**AIM**: Output nothing but the lines from the one with "Give me the TikZ source for this diagram." through the one with "right=93pt and 15pt", including both. Leave the pictures out of the copy.

**INPUT**:
* start *

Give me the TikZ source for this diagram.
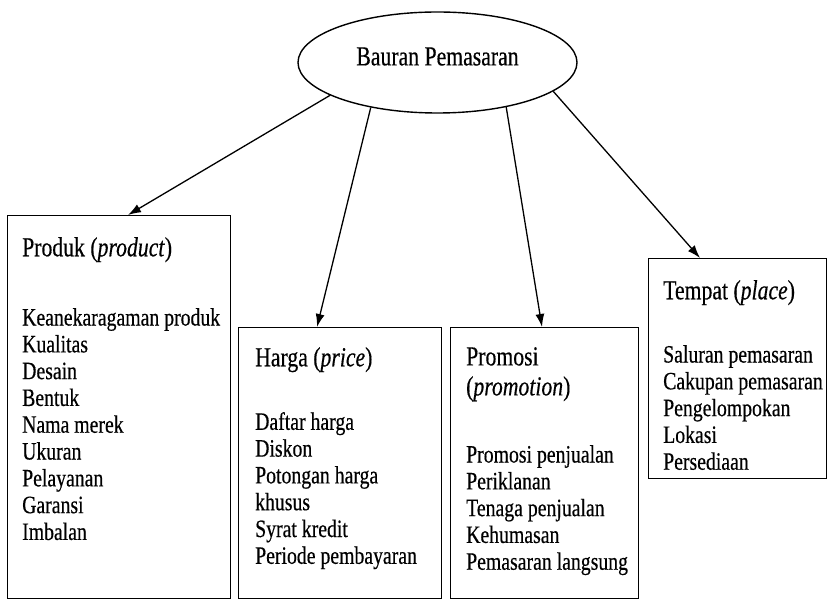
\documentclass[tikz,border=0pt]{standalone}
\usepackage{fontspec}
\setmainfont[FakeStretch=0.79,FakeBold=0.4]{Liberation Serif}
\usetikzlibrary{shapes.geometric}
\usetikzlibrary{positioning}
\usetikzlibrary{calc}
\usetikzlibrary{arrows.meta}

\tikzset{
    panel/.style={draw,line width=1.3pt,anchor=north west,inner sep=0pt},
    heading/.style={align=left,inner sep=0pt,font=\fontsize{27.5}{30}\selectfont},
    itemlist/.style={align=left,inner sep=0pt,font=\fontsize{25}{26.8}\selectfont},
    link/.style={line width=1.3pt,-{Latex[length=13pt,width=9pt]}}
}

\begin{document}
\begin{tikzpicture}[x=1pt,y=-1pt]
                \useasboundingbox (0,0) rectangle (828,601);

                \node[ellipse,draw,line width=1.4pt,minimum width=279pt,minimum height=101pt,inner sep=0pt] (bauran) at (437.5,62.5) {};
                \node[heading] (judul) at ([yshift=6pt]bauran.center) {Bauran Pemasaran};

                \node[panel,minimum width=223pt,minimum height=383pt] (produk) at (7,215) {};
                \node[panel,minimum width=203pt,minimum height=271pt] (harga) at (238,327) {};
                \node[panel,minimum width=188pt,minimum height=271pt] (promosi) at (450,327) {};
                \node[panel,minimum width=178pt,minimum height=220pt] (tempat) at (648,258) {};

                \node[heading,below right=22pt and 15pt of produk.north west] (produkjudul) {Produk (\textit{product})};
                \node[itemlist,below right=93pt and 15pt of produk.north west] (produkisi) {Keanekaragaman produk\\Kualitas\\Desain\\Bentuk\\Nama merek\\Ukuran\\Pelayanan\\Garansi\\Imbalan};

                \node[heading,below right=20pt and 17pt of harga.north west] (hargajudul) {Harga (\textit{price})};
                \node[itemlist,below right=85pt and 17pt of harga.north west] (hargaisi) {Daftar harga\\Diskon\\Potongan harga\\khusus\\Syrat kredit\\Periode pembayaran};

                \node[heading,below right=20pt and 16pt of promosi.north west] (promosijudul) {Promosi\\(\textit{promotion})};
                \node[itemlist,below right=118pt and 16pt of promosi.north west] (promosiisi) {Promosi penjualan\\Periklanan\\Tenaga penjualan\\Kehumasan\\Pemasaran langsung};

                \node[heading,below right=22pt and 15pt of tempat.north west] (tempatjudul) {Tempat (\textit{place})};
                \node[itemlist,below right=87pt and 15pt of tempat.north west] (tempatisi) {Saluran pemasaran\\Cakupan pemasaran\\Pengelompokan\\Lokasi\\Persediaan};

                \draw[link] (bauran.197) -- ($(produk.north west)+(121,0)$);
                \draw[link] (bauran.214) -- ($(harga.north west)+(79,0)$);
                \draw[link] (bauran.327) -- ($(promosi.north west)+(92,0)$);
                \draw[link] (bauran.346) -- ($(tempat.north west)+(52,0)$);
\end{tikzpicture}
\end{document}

* end *
* start *

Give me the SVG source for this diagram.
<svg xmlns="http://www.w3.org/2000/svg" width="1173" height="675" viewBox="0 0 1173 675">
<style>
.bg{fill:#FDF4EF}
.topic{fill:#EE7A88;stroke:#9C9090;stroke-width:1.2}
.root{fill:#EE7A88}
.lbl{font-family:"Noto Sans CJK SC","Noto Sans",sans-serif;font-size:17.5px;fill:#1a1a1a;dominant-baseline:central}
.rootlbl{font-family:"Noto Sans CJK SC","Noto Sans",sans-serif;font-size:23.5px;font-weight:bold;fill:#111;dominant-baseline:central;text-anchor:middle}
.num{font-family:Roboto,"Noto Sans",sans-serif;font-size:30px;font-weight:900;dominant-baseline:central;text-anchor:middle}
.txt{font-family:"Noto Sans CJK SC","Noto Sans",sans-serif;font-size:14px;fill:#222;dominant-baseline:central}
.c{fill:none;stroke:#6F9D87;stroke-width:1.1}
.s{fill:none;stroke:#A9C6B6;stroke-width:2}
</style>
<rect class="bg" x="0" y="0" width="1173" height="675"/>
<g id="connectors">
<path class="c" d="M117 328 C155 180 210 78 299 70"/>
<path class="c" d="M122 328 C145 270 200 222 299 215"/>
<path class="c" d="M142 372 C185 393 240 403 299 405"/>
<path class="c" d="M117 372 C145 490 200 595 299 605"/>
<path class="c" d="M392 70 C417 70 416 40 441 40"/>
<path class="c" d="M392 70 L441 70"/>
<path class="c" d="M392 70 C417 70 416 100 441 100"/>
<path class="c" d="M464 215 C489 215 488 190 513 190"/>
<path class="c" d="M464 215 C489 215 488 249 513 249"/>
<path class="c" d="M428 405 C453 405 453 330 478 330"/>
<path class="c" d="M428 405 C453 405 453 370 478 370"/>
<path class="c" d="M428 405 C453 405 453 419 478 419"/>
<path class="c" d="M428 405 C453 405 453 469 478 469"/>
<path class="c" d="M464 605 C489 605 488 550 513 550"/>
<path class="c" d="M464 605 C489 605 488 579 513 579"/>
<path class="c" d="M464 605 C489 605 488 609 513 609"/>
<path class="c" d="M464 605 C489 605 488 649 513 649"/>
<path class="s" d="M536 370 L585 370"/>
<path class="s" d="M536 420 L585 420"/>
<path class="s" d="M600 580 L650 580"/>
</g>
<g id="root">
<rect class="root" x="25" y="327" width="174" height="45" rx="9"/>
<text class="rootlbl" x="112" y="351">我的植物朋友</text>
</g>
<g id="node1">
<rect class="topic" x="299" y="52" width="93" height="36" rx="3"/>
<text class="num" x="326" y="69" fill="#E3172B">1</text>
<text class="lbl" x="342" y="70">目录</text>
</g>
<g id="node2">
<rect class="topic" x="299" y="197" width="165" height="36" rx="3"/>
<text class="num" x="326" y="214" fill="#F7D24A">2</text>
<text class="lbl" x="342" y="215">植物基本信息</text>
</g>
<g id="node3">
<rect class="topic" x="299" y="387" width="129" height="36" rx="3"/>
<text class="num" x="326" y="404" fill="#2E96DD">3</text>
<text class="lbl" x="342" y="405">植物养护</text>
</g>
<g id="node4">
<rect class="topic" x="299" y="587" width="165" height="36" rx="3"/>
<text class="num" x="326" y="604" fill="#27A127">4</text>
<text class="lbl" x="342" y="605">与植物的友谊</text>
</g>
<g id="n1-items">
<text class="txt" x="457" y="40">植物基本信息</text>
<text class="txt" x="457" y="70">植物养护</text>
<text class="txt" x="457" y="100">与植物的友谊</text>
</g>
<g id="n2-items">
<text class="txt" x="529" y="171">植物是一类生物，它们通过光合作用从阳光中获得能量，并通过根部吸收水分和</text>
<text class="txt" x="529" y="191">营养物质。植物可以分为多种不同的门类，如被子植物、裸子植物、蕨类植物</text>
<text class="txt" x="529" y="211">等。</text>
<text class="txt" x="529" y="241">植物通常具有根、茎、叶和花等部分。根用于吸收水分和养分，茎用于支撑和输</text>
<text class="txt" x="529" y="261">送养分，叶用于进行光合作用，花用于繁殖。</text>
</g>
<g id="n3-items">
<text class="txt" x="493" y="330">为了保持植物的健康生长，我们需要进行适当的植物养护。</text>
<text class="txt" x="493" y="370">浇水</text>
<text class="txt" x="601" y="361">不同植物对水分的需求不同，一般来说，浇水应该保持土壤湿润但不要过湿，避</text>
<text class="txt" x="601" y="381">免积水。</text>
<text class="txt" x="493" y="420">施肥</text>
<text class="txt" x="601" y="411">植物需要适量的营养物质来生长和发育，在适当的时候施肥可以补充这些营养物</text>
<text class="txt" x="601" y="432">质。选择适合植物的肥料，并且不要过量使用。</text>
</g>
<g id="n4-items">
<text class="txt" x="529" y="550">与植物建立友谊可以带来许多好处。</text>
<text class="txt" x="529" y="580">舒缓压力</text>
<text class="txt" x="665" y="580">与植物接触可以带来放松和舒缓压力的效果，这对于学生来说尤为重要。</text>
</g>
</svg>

* end *

**RESULT OF THE TASK**:
Give me the TikZ source for this diagram.
\documentclass[tikz,border=0pt]{standalone}
\usepackage{fontspec}
\setmainfont[FakeStretch=0.79,FakeBold=0.4]{Liberation Serif}
\usetikzlibrary{shapes.geometric}
\usetikzlibrary{positioning}
\usetikzlibrary{calc}
\usetikzlibrary{arrows.meta}

\tikzset{
    panel/.style={draw,line width=1.3pt,anchor=north west,inner sep=0pt},
    heading/.style={align=left,inner sep=0pt,font=\fontsize{27.5}{30}\selectfont},
    itemlist/.style={align=left,inner sep=0pt,font=\fontsize{25}{26.8}\selectfont},
    link/.style={line width=1.3pt,-{Latex[length=13pt,width=9pt]}}
}

\begin{document}
\begin{tikzpicture}[x=1pt,y=-1pt]
                \useasboundingbox (0,0) rectangle (828,601);

                \node[ellipse,draw,line width=1.4pt,minimum width=279pt,minimum height=101pt,inner sep=0pt] (bauran) at (437.5,62.5) {};
                \node[heading] (judul) at ([yshift=6pt]bauran.center) {Bauran Pemasaran};

                \node[panel,minimum width=223pt,minimum height=383pt] (produk) at (7,215) {};
                \node[panel,minimum width=203pt,minimum height=271pt] (harga) at (238,327) {};
                \node[panel,minimum width=188pt,minimum height=271pt] (promosi) at (450,327) {};
                \node[panel,minimum width=178pt,minimum height=220pt] (tempat) at (648,258) {};

                \node[heading,below right=22pt and 15pt of produk.north west] (produkjudul) {Produk (\textit{product})};
                \node[itemlist,below right=93pt and 15pt of produk.north west] (produkisi) {Keanekaragaman produk\\Kualitas\\Desain\\Bentuk\\Nama merek\\Ukuran\\Pelayanan\\Garansi\\Imbalan};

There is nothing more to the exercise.